Talking the safety of self-driving cars with Volvo
Ars Technica 2015-10-15
The fully autonomous car—one that will carry you from point A to B with no human intervention—is coming. We're not quite there yet; the NHTSA has laid out four different levels of autonomous car and even the most advanced adaptive cruise control systems on sale today represent only level 2 autonomy. But the technology for level 4 autonomous vehicles is not far off. Yesterday, Tesla Motors CEO Elon Musk told Ars that he thought Tesla would have the technology solved in about three years. Even the more cautious estimates we've heard from companies developing self-driving cars predict that they'll be safer than human drivers within a decade. In fact, everyone Ars has talked to in the industry agrees on one thing: the technology is going to be ready before we—society—are ready for it.

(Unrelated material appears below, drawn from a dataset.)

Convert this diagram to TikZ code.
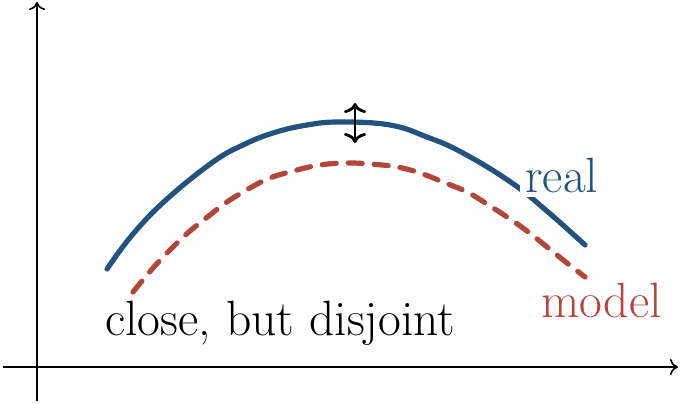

Before we start buying self-driving cars, people will need to be convinced that they're safe and that they won't be hacked or used to spy on us. Regulators will need new ways of satisfying themselves that the machines they're allowing onto the roads are a safety improvement. And we're going to want to know who's liable for any collisions that happen when a car is driving itself. Last week we attended a debate hosted by Volvo and the Swedish Embassy in Washington, DC to delve into just these topics.
Here in the US safety is the main force pushing us towards self-driving cars. Mark Rosekind (NHTSA's Administrator) gave a keynote address, telling the audience that 32,000 deaths a year on the road is unacceptable, particularly when 94 percent of them are attributed to driver error. "If technology will reduce deaths on American roads, [NHTSA's] for it, right now," he said. Rosekind also urged that safety innovations get pushed beyond the option lists of luxury cars and across the entire passenger fleet.